What is required:
Write the data out again, character for character, with no images.

Source excerpt:
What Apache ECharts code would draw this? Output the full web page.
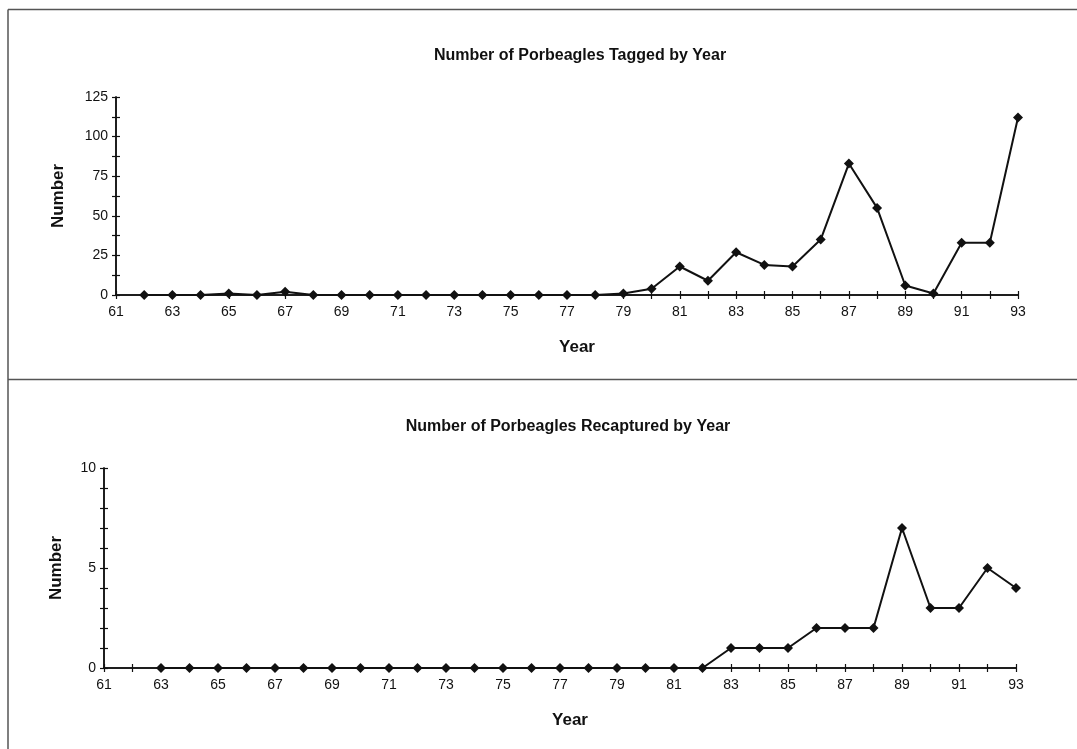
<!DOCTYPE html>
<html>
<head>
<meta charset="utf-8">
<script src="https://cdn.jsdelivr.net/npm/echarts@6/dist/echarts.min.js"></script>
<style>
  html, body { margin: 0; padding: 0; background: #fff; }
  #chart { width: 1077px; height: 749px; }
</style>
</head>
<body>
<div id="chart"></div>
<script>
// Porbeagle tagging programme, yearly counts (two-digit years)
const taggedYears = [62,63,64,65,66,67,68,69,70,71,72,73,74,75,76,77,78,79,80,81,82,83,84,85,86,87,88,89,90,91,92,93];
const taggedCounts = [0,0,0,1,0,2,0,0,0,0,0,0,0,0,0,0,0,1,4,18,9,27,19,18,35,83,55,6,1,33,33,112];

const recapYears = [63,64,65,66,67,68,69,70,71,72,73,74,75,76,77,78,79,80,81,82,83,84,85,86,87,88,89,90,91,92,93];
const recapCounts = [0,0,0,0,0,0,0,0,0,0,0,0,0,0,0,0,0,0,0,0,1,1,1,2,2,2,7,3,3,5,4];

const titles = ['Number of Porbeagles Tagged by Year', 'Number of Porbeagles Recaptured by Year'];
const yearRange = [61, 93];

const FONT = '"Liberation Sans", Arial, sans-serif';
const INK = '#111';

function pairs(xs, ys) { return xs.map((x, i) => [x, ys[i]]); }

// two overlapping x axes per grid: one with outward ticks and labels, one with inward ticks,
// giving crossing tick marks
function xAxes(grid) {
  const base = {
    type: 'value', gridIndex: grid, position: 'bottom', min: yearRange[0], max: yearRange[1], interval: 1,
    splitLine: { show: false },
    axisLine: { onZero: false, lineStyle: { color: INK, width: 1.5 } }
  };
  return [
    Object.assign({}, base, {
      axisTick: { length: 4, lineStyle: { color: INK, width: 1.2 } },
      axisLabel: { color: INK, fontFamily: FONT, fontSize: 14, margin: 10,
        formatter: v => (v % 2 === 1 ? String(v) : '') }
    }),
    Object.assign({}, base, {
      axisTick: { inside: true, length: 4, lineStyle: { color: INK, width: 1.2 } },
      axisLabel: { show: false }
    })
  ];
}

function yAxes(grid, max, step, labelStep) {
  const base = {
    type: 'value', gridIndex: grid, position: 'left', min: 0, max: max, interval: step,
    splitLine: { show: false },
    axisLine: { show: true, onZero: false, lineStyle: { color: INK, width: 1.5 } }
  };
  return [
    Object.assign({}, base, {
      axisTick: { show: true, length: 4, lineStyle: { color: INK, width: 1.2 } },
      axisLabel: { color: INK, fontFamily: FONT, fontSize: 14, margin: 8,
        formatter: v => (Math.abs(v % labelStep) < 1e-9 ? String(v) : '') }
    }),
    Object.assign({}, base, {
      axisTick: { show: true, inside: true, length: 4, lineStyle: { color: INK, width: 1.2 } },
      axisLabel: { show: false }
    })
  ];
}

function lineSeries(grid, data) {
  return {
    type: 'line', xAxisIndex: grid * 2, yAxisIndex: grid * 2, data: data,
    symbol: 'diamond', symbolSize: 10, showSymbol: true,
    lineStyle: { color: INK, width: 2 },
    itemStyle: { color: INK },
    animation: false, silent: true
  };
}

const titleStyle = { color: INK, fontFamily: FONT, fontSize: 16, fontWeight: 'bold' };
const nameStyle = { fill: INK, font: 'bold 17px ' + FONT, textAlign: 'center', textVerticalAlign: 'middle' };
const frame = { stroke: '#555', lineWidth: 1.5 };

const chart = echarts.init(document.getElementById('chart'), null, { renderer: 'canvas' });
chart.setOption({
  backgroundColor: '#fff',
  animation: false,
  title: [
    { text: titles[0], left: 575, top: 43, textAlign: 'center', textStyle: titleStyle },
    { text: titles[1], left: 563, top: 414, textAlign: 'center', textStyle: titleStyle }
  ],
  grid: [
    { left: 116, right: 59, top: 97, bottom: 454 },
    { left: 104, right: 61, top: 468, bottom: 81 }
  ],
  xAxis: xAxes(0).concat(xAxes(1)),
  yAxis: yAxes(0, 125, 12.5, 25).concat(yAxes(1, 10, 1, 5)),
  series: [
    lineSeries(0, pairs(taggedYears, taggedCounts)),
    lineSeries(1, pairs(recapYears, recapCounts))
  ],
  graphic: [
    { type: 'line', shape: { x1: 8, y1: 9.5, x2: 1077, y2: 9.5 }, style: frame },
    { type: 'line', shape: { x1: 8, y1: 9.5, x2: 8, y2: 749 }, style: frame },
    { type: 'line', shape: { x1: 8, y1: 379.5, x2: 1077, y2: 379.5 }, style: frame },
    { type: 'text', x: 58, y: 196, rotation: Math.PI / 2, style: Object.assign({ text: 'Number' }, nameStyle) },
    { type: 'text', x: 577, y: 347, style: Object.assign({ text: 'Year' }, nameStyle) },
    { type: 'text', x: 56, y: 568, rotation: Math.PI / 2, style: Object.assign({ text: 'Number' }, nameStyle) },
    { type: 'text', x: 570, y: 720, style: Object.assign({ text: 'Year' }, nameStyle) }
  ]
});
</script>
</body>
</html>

Complete response:
What Apache ECharts code would draw this? Output the full web page.
<!DOCTYPE html>
<html>
<head>
<meta charset="utf-8">
<script src="https://cdn.jsdelivr.net/npm/echarts@6/dist/echarts.min.js"></script>
<style>
  html, body { margin: 0; padding: 0; background: #fff; }
  #chart { width: 1077px; height: 749px; }
</style>
</head>
<body>
<div id="chart"></div>
<script>
// Porbeagle tagging programme, yearly counts (two-digit years)
const taggedYears = [62,63,64,65,66,67,68,69,70,71,72,73,74,75,76,77,78,79,80,81,82,83,84,85,86,87,88,89,90,91,92,93];
const taggedCounts = [0,0,0,1,0,2,0,0,0,0,0,0,0,0,0,0,0,1,4,18,9,27,19,18,35,83,55,6,1,33,33,112];

const recapYears = [63,64,65,66,67,68,69,70,71,72,73,74,75,76,77,78,79,80,81,82,83,84,85,86,87,88,89,90,91,92,93];
const recapCounts = [0,0,0,0,0,0,0,0,0,0,0,0,0,0,0,0,0,0,0,0,1,1,1,2,2,2,7,3,3,5,4];

const titles = ['Number of Porbeagles Tagged by Year', 'Number of Porbeagles Recaptured by Year'];
const yearRange = [61, 93];

const FONT = '"Liberation Sans", Arial, sans-serif';
const INK = '#111';

function pairs(xs, ys) { return xs.map((x, i) => [x, ys[i]]); }

// two overlapping x axes per grid: one with outward ticks and labels, one with inward ticks,
// giving crossing tick marks
function xAxes(grid) {
  const base = {
    type: 'value', gridIndex: grid, position: 'bottom', min: yearRange[0], max: yearRange[1], interval: 1,
    splitLine: { show: false },
    axisLine: { onZero: false, lineStyle: { color: INK, width: 1.5 } }
  };
  return [
    Object.assign({}, base, {
      axisTick: { length: 4, lineStyle: { color: INK, width: 1.2 } },
      axisLabel: { color: INK, fontFamily: FONT, fontSize: 14, margin: 10,
        formatter: v => (v % 2 === 1 ? String(v) : '') }
    }),
    Object.assign({}, base, {
      axisTick: { inside: true, length: 4, lineStyle: { color: INK, width: 1.2 } },
      axisLabel: { show: false }
    })
  ];
}

function yAxes(grid, max, step, labelStep) {
  const base = {
    type: 'value', gridIndex: grid, position: 'left', min: 0, max: max, interval: step,
    splitLine: { show: false },
    axisLine: { show: true, onZero: false, lineStyle: { color: INK, width: 1.5 } }
  };
  return [
    Object.assign({}, base, {
      axisTick: { show: true, length: 4, lineStyle: { color: INK, width: 1.2 } },
      axisLabel: { color: INK, fontFamily: FONT, fontSize: 14, margin: 8,
        formatter: v => (Math.abs(v % labelStep) < 1e-9 ? String(v) : '') }
    }),
    Object.assign({}, base, {
      axisTick: { show: true, inside: true, length: 4, lineStyle: { color: INK, width: 1.2 } },
      axisLabel: { show: false }
    })
  ];
}

function lineSeries(grid, data) {
  return {
    type: 'line', xAxisIndex: grid * 2, yAxisIndex: grid * 2, data: data,
    symbol: 'diamond', symbolSize: 10, showSymbol: true,
    lineStyle: { color: INK, width: 2 },
    itemStyle: { color: INK },
    animation: false, silent: true
  };
}

const titleStyle = { color: INK, fontFamily: FONT, fontSize: 16, fontWeight: 'bold' };
const nameStyle = { fill: INK, font: 'bold 17px ' + FONT, textAlign: 'center', textVerticalAlign: 'middle' };
const frame = { stroke: '#555', lineWidth: 1.5 };

const chart = echarts.init(document.getElementById('chart'), null, { renderer: 'canvas' });
chart.setOption({
  backgroundColor: '#fff',
  animation: false,
  title: [
    { text: titles[0], left: 575, top: 43, textAlign: 'center', textStyle: titleStyle },
    { text: titles[1], left: 563, top: 414, textAlign: 'center', textStyle: titleStyle }
  ],
  grid: [
    { left: 116, right: 59, top: 97, bottom: 454 },
    { left: 104, right: 61, top: 468, bottom: 81 }
  ],
  xAxis: xAxes(0).concat(xAxes(1)),
  yAxis: yAxes(0, 125, 12.5, 25).concat(yAxes(1, 10, 1, 5)),
  series: [
    lineSeries(0, pairs(taggedYears, taggedCounts)),
    lineSeries(1, pairs(recapYears, recapCounts))
  ],
  graphic: [
    { type: 'line', shape: { x1: 8, y1: 9.5, x2: 1077, y2: 9.5 }, style: frame },
    { type: 'line', shape: { x1: 8, y1: 9.5, x2: 8, y2: 749 }, style: frame },
    { type: 'line', shape: { x1: 8, y1: 379.5, x2: 1077, y2: 379.5 }, style: frame },
    { type: 'text', x: 58, y: 196, rotation: Math.PI / 2, style: Object.assign({ text: 'Number' }, nameStyle) },
    { type: 'text', x: 577, y: 347, style: Object.assign({ text: 'Year' }, nameStyle) },
    { type: 'text', x: 56, y: 568, rotation: Math.PI / 2, style: Object.assign({ text: 'Number' }, nameStyle) },
    { type: 'text', x: 570, y: 720, style: Object.assign({ text: 'Year' }, nameStyle) }
  ]
});
</script>
</body>
</html>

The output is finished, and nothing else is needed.